The purchase price paid at closing was Mex$796.8 million (US$39.9 million based on July 2, 2018 exchange rates), and was later reduced by US$0.8 million of working capital adjustments. The purchase price, net of cash acquired of $1.9 million, was $37.2 million. A portion of the purchase price (Mex$115.0 million (US$5.8 million based on July 2, 2018 exchange rates)) is being held in an escrow account for a period of up to 5 years after closing in the event of any claims against the sellers under the stock purchase agreement. The Company may also make claims against the sellers directly, subject to limitations in the stock purchase agreement, if the escrow is depleted. The GOBA Acquisition and related expenses were funded by increased borrowing under our revolving facility.

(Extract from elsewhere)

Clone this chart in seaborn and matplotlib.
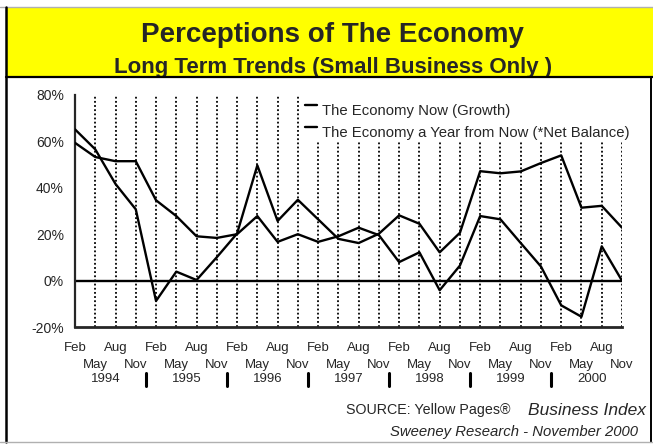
import numpy as np
import pandas as pd
import matplotlib
matplotlib.use("Agg")
import matplotlib.pyplot as plt
import matplotlib.transforms as mtransforms
from matplotlib.patches import Rectangle
from matplotlib.lines import Line2D
import seaborn as sns

# ---- data -------------------------------------------------------------
quarters = ["Feb", "May", "Aug", "Nov"]
years = ["1994", "1995", "1996", "1997", "1998", "1999", "2000"]

economy_now = [65.1, 56.5, 41.6, 30.7, -8.7, 3.9, 0.3, 10.1,
               20.3, 49.6, 25.7, 34.8, 26.4, 18.0, 16.2, 20.2,
               28.1, 24.5, 12.2, 20.6, 47.1, 46.2, 47.0, 50.6,
               53.9, 31.4, 32.2, 22.8]
economy_year_ahead = [59.3, 53.2, 51.4, 51.4, 34.6, 27.8, 19.1, 18.4,
                      20.0, 27.8, 16.7, 20.0, 16.7, 19.1, 22.8, 19.6,
                      8.0, 12.2, -4.1, 6.5, 27.8, 26.4, 16.2, 6.1,
                      -10.6, -15.5, 14.8, 0.0]
series_names = ["The Economy Now (Growth)",
                "The Economy a Year from Now (*Net Balance)"]
y_ticks = [-20, 0, 20, 40, 60, 80]

title = "Perceptions of The Economy"
subtitle = "Long Term Trends (Small Business Only )"
source_plain = "SOURCE: Yellow Pages\u00ae"
source_italic = "Business Index"
credit = "Sweeney Research - November 2000"

# ---- long-form table for seaborn --------------------------------------
n = len(years) * len(quarters)
period = np.arange(n)
df = pd.concat([
    pd.DataFrame({"period": period, "value": economy_now, "series": series_names[0]}),
    pd.DataFrame({"period": period, "value": economy_year_ahead, "series": series_names[1]}),
])

sns.set_style("white")
plt.rcParams["font.family"] = ["Liberation Sans", "DejaVu Sans"]

W, H = 653, 444
fig = plt.figure(figsize=(W / 100, H / 100), dpi=100)
fig.patch.set_facecolor("white")


def fx(px):
    return px / W


def fy(py):
    return 1 - py / H


# banner and outer frame
fig.add_artist(Rectangle((fx(6), fy(77)), fx(653) - fx(6), fy(7) - fy(77),
                         transform=fig.transFigure, facecolor="#FFFF00",
                         edgecolor="none", zorder=0))
frame_kw = dict(transform=fig.transFigure, color="black", zorder=5)
fig.add_artist(Line2D([fx(0), fx(653)], [fy(7), fy(7)], lw=1.0, color="#B0B0B0",
                      transform=fig.transFigure, zorder=5))
fig.add_artist(Line2D([fx(6), fx(653)], [fy(77), fy(77)], lw=1.6, **frame_kw))
fig.add_artist(Line2D([fx(6), fx(6)], [fy(7), fy(442)], lw=1.8, **frame_kw))
fig.add_artist(Line2D([fx(651), fx(651)], [fy(77), fy(442)], lw=1.4, **frame_kw))
fig.add_artist(Line2D([fx(0), fx(653)], [fy(442), fy(442)], lw=1.0, color="#B0B0B0",
                      transform=fig.transFigure, zorder=5))

fig.text(fx(332), fy(35), title, ha="center", va="center",
         fontsize=20, fontweight="bold")
fig.text(fx(333), fy(67), subtitle, ha="center", va="center",
         fontsize=16, fontweight="bold")

# ---- plot area ---------------------------------------------------------
ax_top, ax_bot = 94.7, 327.2
ax = fig.add_axes([fx(75), fy(ax_bot), fx(622) - fx(75), fy(ax_top) - fy(ax_bot)])
ax.set_facecolor("white")

sns.lineplot(data=df, x="period", y="value", hue="series",
             palette=["black", "black"], linewidth=1.7, legend=False,
             ax=ax, zorder=4)

ax.set_xlim(period[0], period[-1])
ax.set_ylim(y_ticks[0], y_ticks[-1])

# dotted period guides and the zero line
ax.vlines(period[1:], y_ticks[0], y_ticks[-1], colors="black",
          linestyles=(0, (1.0, 1.3)), linewidth=1.3, zorder=1)
ax.axhline(0, color="black", linewidth=1.7, zorder=2)

for side in ("top", "right"):
    ax.spines[side].set_visible(False)
ax.spines["left"].set_linewidth(1.6)
ax.spines["bottom"].set_linewidth(2.0)
ax.spines["left"].set_zorder(3)
ax.spines["bottom"].set_zorder(3)

ax.set_yticks(y_ticks)
ax.set_yticklabels([f"{v}%" for v in y_ticks], fontsize=10)
ax.tick_params(axis="y", direction="in", length=6, width=1.5, pad=8)

# month rows: Feb/Aug on the major ticks, May/Nov one row lower on minor ticks
month_cycle = quarters * len(years)
ax.set_xticks(period[0::2])
ax.set_xticklabels(month_cycle[0::2], fontsize=9.5)
ax.set_xticks(period[1::2], minor=True)
ax.set_xticklabels(month_cycle[1::2], minor=True, fontsize=9.5)
ax.tick_params(axis="x", which="major", length=0, pad=10.8)
ax.tick_params(axis="x", which="minor", length=0, pad=22.8)
ax.set_xlabel("")
ax.set_ylabel("")

# year captions and separators below the month rows
axh = ax_bot - ax_top
blend = mtransforms.blended_transform_factory(ax.transData, ax.transAxes)
nq = len(quarters)
for k, yr in enumerate(years):
    xc = period[k * nq:(k + 1) * nq].mean()
    ax.text(xc, (ax_bot - 379) / axh, yr, transform=blend,
            ha="center", va="center", fontsize=9.5)
for k in range(1, len(years)):
    xs = period[k * nq] - 0.5
    ax.add_line(Line2D([xs, xs], [(ax_bot - 373) / axh, (ax_bot - 386) / axh],
                       transform=blend, color="black", lw=2.2, clip_on=False))

# legend block: white panel over the guides, short keys and labels
ax.add_patch(Rectangle((fx(303), fy(141)), fx(646) - fx(303), fy(92) - fy(141),
                       transform=fig.transFigure, facecolor="white",
                       edgecolor="none", zorder=2.5, clip_on=False))
for row, name in enumerate(series_names):
    ty = 111 + row * 21.5
    ax.add_line(Line2D([fx(305), fx(317)], [fy(ty - 6), fy(ty - 6)],
                       transform=fig.transFigure, color="black", lw=1.7,
                       zorder=3, clip_on=False))
    fig.text(fx(322), fy(ty), name, ha="left", va="center", fontsize=10.7, zorder=6)

# source lines
renderer = fig.canvas.get_renderer()
t_it = fig.text(fx(646), fy(410), source_italic, ha="right", va="center",
                fontsize=12.5, style="italic")
bb = t_it.get_window_extent(renderer=renderer)
fig.text((bb.x0 - 18) / W, fy(410), source_plain, ha="right", va="center",
         fontsize=10.3)
fig.text(fx(638), fy(432), credit, ha="right", va="center",
         fontsize=10.7, style="italic")

fig.savefig("out.png", dpi=100, facecolor="white")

For accounting purposes, the Company was the acquiring enterprise. The GOBA Acquisition was accounted for as a purchase business combination. The results of GOBA are included in the ACCO Brands International segment as of July 2, 2018. The net sales for GOBA for the six-month period ended June 30, 2019 were $23.7 million.
The following table presents the allocation of the consideration given to the fair values of the assets acquired and liabilities assumed at the date of the GOBA Acquisition:
(in millions)At July 2, 2018
Calculation of Goodwill:
Purchase price, net of working capital adjustment$39.1 
Plus fair value of liabilities assumed:
Accounts payable and accrued liabilities10.1 
Deferred tax liabilities3.1 
Other non-current liabilities6.5 
  Fair value of liabilities assumed$19.7 
Less fair value of assets acquired:
Cash acquired1.9 
Accounts receivable30.0 
Inventory7.1 
Property and equipment0.6 
Identifiable intangibles10.3 
Deferred tax assets2.0 
Other assets4.2 
  Fair value of assets acquired$56.1 
Goodwill$2.7 

In the second quarter of 2019, we finalized our fair value estimate of assets acquired and liabilities assumed as of the acquisition date.

For the year ended December 31, 2018, transaction costs related to the GOBA Acquisition were US$1.1 million. These costs were reported as interest and SG&A expenses in the Company's Consolidated Statements of Income.